## Directive
Take the lines from the beginning of the material through the line containing "const xTicks = [2, 4, 6, 8, 10, 12];" and retype them exactly, leaving the pictures out.

BEGIN Data

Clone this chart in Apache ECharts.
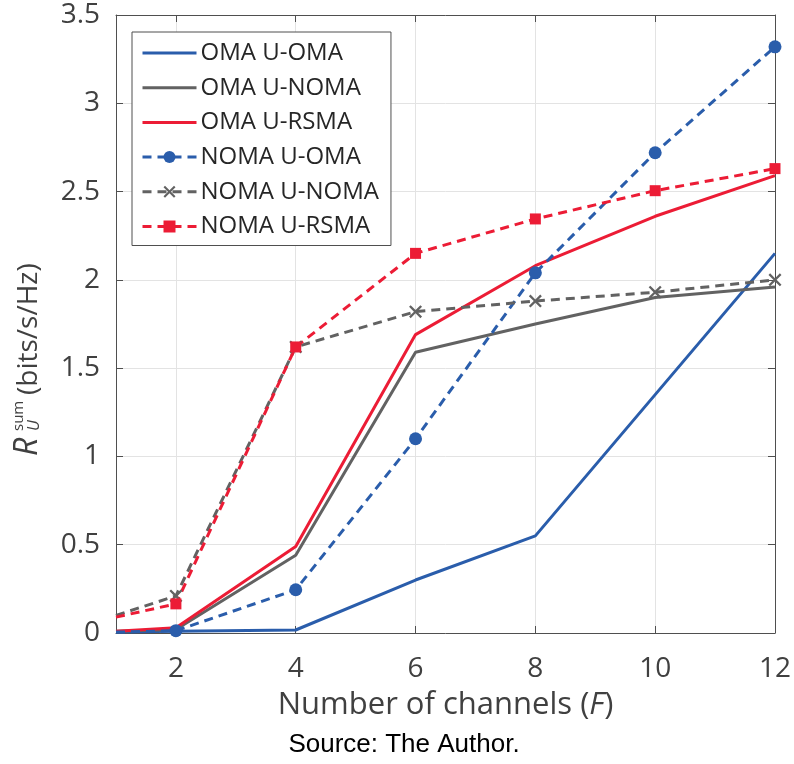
<!DOCTYPE html>
<html>
<head>
<meta charset="utf-8">
<title>Sum rate vs number of channels</title>
<script src="https://cdn.jsdelivr.net/npm/echarts@6/dist/echarts.min.js"></script>
<style>
  html, body { margin: 0; padding: 0; background: #ffffff; }
  #chart { width: 794px; height: 764px; }
</style>
</head>
<body>
<div id="chart"></div>
<script>
// Number of channels F
const channels = [1, 2, 4, 6, 8, 10, 12];

// Sum rate R_U^sum (bits/s/Hz) for each access scheme
const omaUOma   = [0.005, 0.01, 0.017, 0.30, 0.55, 1.35, 2.15];
const omaUNoma  = [0.01, 0.02, 0.44, 1.59, 1.75, 1.90, 1.96];
const omaURsma  = [0.01, 0.03, 0.49, 1.69, 2.08, 2.36, 2.59];
const nomaUOma  = [0.005, 0.013, 0.245, 1.10, 2.04, 2.72, 3.32];
const nomaUNoma = [0.10, 0.21, 1.62, 1.82, 1.88, 1.93, 2.00];
const nomaURsma = [0.09, 0.165, 1.62, 2.15, 2.345, 2.505, 2.63];

const seriesNames = ['OMA U-OMA', 'OMA U-NOMA', 'OMA U-RSMA', 'NOMA U-OMA', 'NOMA U-NOMA', 'NOMA U-RSMA'];
const xTicks = [2, 4, 6, 8, 10, 12];

const BLUE = '#2a5dab';
const GRAY = '#626262';
const RED = '#ec1c35';
const FONT = '"Open Sans", "DejaVu Sans", sans-serif';
const CROSS = 'path://M0,2.5 L2.5,0 L10,7.5 L17.5,0 L20,2.5 L12.5,10 L20,17.5 L17.5,20 L10,12.5 L2.5,20 L0,17.5 L7.5,10 Z';

// pair channels with values; the first point (F = 1) carries no marker
function pairs(values, marked) {
  return channels.map((f, i) => {
    if (marked && i === 0) return { value: [f, values[i]], symbol: 'none' };
    return [f, values[i]];
  });
}

function solid(name, values, color) {
  return {
    name, type: 'line', data: pairs(values, false),
    symbol: 'none', clip: false,
    lineStyle: { color, width: 3 },
    itemStyle: { color },
    emphasis: { disabled: true }
  };
}

function dashed(name, values, color, symbol, size) {
  return {
    name, type: 'line', data: pairs(values, true),
    symbol, symbolSize: size, showSymbol: true, clip: false,
    lineStyle: { color, width: 3, type: [9, 6] },
    itemStyle: { color, borderWidth: 0 },
    emphasis: { disabled: true }
  };
}

// solid curves show only their line in the legend
const legendItems = seriesNames.map((name, i) =>
  i < 3 ? { name, itemStyle: { opacity: 0 } } : { name });

const chart = echarts.init(document.getElementById('chart'), null, { renderer: 'canvas' });

const frameColor = '#4f4f4f';

chart.setOption({
  animation: false,
  backgroundColor: '#ffffff',
  grid: { left: 116, right: 17, top: 15, bottom: 131, containLabel: false },
  legend: {
    orient: 'vertical',
    left: 132, top: 32,
    padding: [9, 12, 7, 9],
    itemWidth: 54, itemHeight: 15, itemGap: 10.7,
    backgroundColor: '#ffffff',
    borderColor: '#4f4f4f', borderWidth: 1,
    lineStyle: { width: 3 },
    textStyle: { fontFamily: FONT, fontSize: 24, color: '#262626', padding: [0, 0, 0, -1] },
    data: legendItems
  },
  xAxis: [
    {
      type: 'value', min: 1, max: 12, position: 'bottom',
      name: 'Number of channels ({i|F})', nameLocation: 'middle', nameGap: 57,
      nameTextStyle: {
        fontFamily: FONT, fontSize: 31, color: '#404040',
        rich: { i: { fontFamily: FONT, fontSize: 31, fontStyle: 'italic', color: '#404040' } }
      },
      axisLine: { show: true, onZero: false, lineStyle: { color: frameColor, width: 1 } },
      axisTick: { show: true, inside: true, length: 7, customValues: xTicks, lineStyle: { color: frameColor } },
      axisLabel: { customValues: xTicks, margin: 22, fontFamily: FONT, fontSize: 28, color: '#404040' },
      splitLine: { show: true, lineStyle: { color: '#e3e3e3', width: 1 } }
    },
    {
      type: 'value', min: 1, max: 12, position: 'top',
      axisLine: { show: true, onZero: false, lineStyle: { color: frameColor, width: 1 } },
      axisTick: { show: true, inside: true, length: 7, customValues: xTicks, lineStyle: { color: frameColor } },
      axisLabel: { show: false },
      splitLine: { show: false }
    }
  ],
  yAxis: [
    {
      type: 'value', min: 0, max: 3.5, interval: 0.5, position: 'left',
      axisLine: { show: true, onZero: false, lineStyle: { color: frameColor, width: 1 } },
      axisTick: { show: true, inside: true, length: 7, lineStyle: { color: frameColor } },
      axisLabel: { margin: 16, fontFamily: FONT, fontSize: 28, color: '#404040' },
      splitLine: { show: true, lineStyle: { color: '#e3e3e3', width: 1 } }
    },
    {
      type: 'value', min: 0, max: 3.5, interval: 0.5, position: 'right',
      axisLine: { show: true, onZero: false, lineStyle: { color: frameColor, width: 1 } },
      axisTick: { show: true, inside: true, length: 7, lineStyle: { color: frameColor } },
      axisLabel: { show: false },
      splitLine: { show: false }
    }
  ],
  series: [
    solid(seriesNames[0], omaUOma, BLUE),
    solid(seriesNames[1], omaUNoma, GRAY),
    solid(seriesNames[2], omaURsma, RED),
    dashed(seriesNames[3], nomaUOma, BLUE, 'circle', 13),
    dashed(seriesNames[4], nomaUNoma, GRAY, CROSS, 13),
    dashed(seriesNames[5], nomaURsma, RED, 'rect', 11)
  ],
  graphic: [
    {
      // y-axis title: R_U^sum (bits/s/Hz), reading bottom to top
      type: 'group', x: 40, y: 456, rotation: Math.PI / 2,
      children: [
        { type: 'text', x: 0, y: -12, style: { text: 'R', font: 'italic 32px ' + FONT, fill: '#404040', verticalAlign: 'middle', align: 'left' } },
        { type: 'text', x: 25, y: -21, style: { text: 'sum', font: '15px ' + FONT, fill: '#404040', verticalAlign: 'middle', align: 'left' } },
        { type: 'text', x: 25, y: -6, style: { text: 'U', font: 'italic 16px ' + FONT, fill: '#404040', verticalAlign: 'middle', align: 'left' } },
        { type: 'text', x: 61, y: -11, style: { text: '(bits/s/Hz)', font: '28px ' + FONT, fill: '#404040', verticalAlign: 'middle', align: 'left' } }
      ]
    },
    {
      type: 'text', x: 404, y: 745,
      style: { text: 'Source: The Author.', font: '26px "Liberation Sans", Arial, sans-serif', fill: '#000000', align: 'center', verticalAlign: 'middle' }
    }
  ]
});
</script>
</body>
</html>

END Data

## Complete output
Clone this chart in Apache ECharts.
<!DOCTYPE html>
<html>
<head>
<meta charset="utf-8">
<title>Sum rate vs number of channels</title>
<script src="https://cdn.jsdelivr.net/npm/echarts@6/dist/echarts.min.js"></script>
<style>
  html, body { margin: 0; padding: 0; background: #ffffff; }
  #chart { width: 794px; height: 764px; }
</style>
</head>
<body>
<div id="chart"></div>
<script>
// Number of channels F
const channels = [1, 2, 4, 6, 8, 10, 12];

// Sum rate R_U^sum (bits/s/Hz) for each access scheme
const omaUOma   = [0.005, 0.01, 0.017, 0.30, 0.55, 1.35, 2.15];
const omaUNoma  = [0.01, 0.02, 0.44, 1.59, 1.75, 1.90, 1.96];
const omaURsma  = [0.01, 0.03, 0.49, 1.69, 2.08, 2.36, 2.59];
const nomaUOma  = [0.005, 0.013, 0.245, 1.10, 2.04, 2.72, 3.32];
const nomaUNoma = [0.10, 0.21, 1.62, 1.82, 1.88, 1.93, 2.00];
const nomaURsma = [0.09, 0.165, 1.62, 2.15, 2.345, 2.505, 2.63];

const seriesNames = ['OMA U-OMA', 'OMA U-NOMA', 'OMA U-RSMA', 'NOMA U-OMA', 'NOMA U-NOMA', 'NOMA U-RSMA'];
const xTicks = [2, 4, 6, 8, 10, 12];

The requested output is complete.